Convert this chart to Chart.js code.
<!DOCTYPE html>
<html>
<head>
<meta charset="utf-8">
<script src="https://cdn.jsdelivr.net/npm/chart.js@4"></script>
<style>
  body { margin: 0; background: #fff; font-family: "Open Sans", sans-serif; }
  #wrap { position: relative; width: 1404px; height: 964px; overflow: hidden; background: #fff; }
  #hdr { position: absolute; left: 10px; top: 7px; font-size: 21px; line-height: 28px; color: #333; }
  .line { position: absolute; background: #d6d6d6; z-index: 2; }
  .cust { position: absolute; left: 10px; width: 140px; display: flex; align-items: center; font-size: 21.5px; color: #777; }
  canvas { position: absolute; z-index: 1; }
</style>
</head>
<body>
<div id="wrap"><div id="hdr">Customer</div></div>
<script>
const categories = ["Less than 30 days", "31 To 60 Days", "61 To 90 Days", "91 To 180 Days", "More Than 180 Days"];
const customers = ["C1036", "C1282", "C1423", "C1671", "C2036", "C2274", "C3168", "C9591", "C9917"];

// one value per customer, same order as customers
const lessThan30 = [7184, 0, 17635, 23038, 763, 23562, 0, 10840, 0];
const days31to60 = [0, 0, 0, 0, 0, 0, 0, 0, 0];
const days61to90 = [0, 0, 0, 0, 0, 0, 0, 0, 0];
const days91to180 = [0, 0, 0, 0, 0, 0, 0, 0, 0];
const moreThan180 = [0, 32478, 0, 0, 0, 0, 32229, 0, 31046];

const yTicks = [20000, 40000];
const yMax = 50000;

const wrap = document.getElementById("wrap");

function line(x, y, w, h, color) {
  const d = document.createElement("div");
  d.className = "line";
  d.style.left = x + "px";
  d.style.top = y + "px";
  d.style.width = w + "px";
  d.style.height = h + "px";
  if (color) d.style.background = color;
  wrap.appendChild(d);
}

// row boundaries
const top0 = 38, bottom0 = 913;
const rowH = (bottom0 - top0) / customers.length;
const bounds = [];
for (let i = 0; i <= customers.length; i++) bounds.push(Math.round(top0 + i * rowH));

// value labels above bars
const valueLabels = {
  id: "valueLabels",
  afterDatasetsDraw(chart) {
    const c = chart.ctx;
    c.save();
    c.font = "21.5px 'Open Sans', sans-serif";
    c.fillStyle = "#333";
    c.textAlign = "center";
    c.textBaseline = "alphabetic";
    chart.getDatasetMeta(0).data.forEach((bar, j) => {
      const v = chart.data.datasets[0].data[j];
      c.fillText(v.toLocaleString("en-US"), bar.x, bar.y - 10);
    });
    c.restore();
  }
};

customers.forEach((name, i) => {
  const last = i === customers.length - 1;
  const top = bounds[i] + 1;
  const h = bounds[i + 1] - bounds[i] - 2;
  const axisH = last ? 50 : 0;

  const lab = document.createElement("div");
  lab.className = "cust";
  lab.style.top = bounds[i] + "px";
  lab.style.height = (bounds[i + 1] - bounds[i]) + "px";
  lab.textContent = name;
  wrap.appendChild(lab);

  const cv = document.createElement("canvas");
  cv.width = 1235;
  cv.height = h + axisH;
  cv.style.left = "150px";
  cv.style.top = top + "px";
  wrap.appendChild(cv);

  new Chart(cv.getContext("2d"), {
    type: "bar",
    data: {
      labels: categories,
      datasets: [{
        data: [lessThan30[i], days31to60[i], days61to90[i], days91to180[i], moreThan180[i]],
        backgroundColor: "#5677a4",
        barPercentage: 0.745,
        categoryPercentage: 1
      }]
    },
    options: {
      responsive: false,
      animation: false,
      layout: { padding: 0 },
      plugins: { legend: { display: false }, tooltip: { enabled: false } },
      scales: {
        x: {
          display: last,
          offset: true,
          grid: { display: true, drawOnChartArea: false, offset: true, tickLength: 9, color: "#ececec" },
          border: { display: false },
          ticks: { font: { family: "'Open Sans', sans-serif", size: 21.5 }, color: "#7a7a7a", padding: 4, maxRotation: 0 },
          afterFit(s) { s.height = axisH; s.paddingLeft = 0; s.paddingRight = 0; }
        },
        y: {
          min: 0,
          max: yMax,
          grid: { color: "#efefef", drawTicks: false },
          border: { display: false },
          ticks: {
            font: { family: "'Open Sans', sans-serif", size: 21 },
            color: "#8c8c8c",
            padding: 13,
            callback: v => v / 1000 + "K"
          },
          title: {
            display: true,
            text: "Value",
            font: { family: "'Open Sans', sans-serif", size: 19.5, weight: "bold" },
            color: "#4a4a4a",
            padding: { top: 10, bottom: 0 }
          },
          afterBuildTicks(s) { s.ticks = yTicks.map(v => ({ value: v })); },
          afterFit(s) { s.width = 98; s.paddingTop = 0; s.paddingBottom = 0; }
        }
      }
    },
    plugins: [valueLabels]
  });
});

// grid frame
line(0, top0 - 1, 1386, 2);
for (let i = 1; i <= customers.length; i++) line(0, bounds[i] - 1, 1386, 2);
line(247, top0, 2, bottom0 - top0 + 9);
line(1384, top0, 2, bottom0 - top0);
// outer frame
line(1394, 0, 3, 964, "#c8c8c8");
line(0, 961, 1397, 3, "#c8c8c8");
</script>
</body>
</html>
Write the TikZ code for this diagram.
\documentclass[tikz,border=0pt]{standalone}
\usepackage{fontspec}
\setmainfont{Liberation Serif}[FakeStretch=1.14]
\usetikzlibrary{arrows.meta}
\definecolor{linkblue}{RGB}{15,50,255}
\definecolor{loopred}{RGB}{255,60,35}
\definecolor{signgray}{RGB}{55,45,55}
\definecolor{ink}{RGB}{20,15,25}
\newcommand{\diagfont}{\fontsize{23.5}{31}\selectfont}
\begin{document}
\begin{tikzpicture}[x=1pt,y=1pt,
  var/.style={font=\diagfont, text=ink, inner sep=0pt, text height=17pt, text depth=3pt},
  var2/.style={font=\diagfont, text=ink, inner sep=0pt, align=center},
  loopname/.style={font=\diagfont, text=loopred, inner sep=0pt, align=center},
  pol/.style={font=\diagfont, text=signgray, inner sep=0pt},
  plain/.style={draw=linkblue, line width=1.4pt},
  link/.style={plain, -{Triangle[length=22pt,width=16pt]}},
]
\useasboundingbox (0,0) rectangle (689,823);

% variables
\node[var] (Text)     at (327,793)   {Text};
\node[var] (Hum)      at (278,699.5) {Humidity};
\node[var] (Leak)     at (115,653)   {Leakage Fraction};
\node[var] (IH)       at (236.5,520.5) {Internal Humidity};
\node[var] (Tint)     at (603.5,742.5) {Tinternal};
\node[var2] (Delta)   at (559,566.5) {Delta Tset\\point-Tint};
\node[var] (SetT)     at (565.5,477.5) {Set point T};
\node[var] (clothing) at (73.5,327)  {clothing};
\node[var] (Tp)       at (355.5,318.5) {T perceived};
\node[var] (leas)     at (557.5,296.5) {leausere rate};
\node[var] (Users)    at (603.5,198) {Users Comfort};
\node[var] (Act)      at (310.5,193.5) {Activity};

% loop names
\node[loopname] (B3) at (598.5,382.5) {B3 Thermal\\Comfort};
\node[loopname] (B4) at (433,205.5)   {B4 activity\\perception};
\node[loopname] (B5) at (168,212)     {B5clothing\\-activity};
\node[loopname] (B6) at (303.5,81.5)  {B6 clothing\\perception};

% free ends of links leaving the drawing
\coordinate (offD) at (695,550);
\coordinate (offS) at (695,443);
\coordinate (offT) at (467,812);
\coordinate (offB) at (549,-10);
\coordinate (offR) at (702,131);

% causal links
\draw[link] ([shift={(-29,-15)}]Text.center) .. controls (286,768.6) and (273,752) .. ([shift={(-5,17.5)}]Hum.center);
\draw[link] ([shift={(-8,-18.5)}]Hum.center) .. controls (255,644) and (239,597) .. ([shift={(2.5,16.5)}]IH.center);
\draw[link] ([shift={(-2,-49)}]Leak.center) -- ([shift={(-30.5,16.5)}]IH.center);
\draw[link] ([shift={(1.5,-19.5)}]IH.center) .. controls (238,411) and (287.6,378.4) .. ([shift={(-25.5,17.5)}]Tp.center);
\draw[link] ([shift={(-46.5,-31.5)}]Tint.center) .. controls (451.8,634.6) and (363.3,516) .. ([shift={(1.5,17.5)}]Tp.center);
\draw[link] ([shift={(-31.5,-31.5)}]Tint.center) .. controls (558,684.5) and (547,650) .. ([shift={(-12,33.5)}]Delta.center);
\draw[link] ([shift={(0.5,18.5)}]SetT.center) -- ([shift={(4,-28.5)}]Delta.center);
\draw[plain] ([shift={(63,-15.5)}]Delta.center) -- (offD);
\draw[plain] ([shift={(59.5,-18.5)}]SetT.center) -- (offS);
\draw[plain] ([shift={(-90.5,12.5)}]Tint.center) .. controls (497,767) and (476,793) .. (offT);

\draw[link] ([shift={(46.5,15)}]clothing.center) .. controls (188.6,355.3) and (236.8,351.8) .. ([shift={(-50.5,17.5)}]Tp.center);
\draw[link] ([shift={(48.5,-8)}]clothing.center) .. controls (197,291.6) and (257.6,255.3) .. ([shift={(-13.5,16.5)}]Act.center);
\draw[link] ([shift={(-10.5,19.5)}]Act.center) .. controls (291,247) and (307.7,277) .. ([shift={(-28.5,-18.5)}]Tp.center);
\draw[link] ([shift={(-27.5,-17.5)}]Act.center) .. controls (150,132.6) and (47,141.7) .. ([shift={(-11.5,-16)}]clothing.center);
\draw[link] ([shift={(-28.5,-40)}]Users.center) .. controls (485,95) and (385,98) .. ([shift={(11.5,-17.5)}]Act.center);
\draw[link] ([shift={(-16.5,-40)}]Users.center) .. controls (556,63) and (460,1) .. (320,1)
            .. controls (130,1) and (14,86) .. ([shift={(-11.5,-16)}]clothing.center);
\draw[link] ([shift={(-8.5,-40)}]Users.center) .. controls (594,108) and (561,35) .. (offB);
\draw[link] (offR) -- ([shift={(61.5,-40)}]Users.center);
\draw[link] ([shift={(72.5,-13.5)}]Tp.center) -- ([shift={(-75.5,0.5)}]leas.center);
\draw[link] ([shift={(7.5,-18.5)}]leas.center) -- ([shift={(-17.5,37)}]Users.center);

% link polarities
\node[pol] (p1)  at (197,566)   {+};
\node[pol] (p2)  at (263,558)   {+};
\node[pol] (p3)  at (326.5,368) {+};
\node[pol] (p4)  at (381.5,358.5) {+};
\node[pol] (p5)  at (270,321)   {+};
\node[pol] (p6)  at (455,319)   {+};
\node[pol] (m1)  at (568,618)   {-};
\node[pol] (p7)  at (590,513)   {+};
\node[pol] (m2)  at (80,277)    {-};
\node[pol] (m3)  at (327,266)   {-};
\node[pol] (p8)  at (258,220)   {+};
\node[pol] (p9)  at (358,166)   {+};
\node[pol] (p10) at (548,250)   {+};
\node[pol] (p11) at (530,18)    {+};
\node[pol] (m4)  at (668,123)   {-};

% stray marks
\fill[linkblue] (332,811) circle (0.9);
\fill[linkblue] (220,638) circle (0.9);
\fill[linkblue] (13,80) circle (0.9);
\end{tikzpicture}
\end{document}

WHAT TO WORK ON - Exactly as written, return the lines from the line containing "Write the TikZ code for this diagram." through the line containing "(offR) at (702,131);", both included.

EXPECTED OUTPUT -
Write the TikZ code for this diagram.
\documentclass[tikz,border=0pt]{standalone}
\usepackage{fontspec}
\setmainfont{Liberation Serif}[FakeStretch=1.14]
\usetikzlibrary{arrows.meta}
\definecolor{linkblue}{RGB}{15,50,255}
\definecolor{loopred}{RGB}{255,60,35}
\definecolor{signgray}{RGB}{55,45,55}
\definecolor{ink}{RGB}{20,15,25}
\newcommand{\diagfont}{\fontsize{23.5}{31}\selectfont}
\begin{document}
\begin{tikzpicture}[x=1pt,y=1pt,
  var/.style={font=\diagfont, text=ink, inner sep=0pt, text height=17pt, text depth=3pt},
  var2/.style={font=\diagfont, text=ink, inner sep=0pt, align=center},
  loopname/.style={font=\diagfont, text=loopred, inner sep=0pt, align=center},
  pol/.style={font=\diagfont, text=signgray, inner sep=0pt},
  plain/.style={draw=linkblue, line width=1.4pt},
  link/.style={plain, -{Triangle[length=22pt,width=16pt]}},
]
\useasboundingbox (0,0) rectangle (689,823);

% variables
\node[var] (Text)     at (327,793)   {Text};
\node[var] (Hum)      at (278,699.5) {Humidity};
\node[var] (Leak)     at (115,653)   {Leakage Fraction};
\node[var] (IH)       at (236.5,520.5) {Internal Humidity};
\node[var] (Tint)     at (603.5,742.5) {Tinternal};
\node[var2] (Delta)   at (559,566.5) {Delta Tset\\point-Tint};
\node[var] (SetT)     at (565.5,477.5) {Set point T};
\node[var] (clothing) at (73.5,327)  {clothing};
\node[var] (Tp)       at (355.5,318.5) {T perceived};
\node[var] (leas)     at (557.5,296.5) {leausere rate};
\node[var] (Users)    at (603.5,198) {Users Comfort};
\node[var] (Act)      at (310.5,193.5) {Activity};

% loop names
\node[loopname] (B3) at (598.5,382.5) {B3 Thermal\\Comfort};
\node[loopname] (B4) at (433,205.5)   {B4 activity\\perception};
\node[loopname] (B5) at (168,212)     {B5clothing\\-activity};
\node[loopname] (B6) at (303.5,81.5)  {B6 clothing\\perception};

% free ends of links leaving the drawing
\coordinate (offD) at (695,550);
\coordinate (offS) at (695,443);
\coordinate (offT) at (467,812);
\coordinate (offB) at (549,-10);
\coordinate (offR) at (702,131);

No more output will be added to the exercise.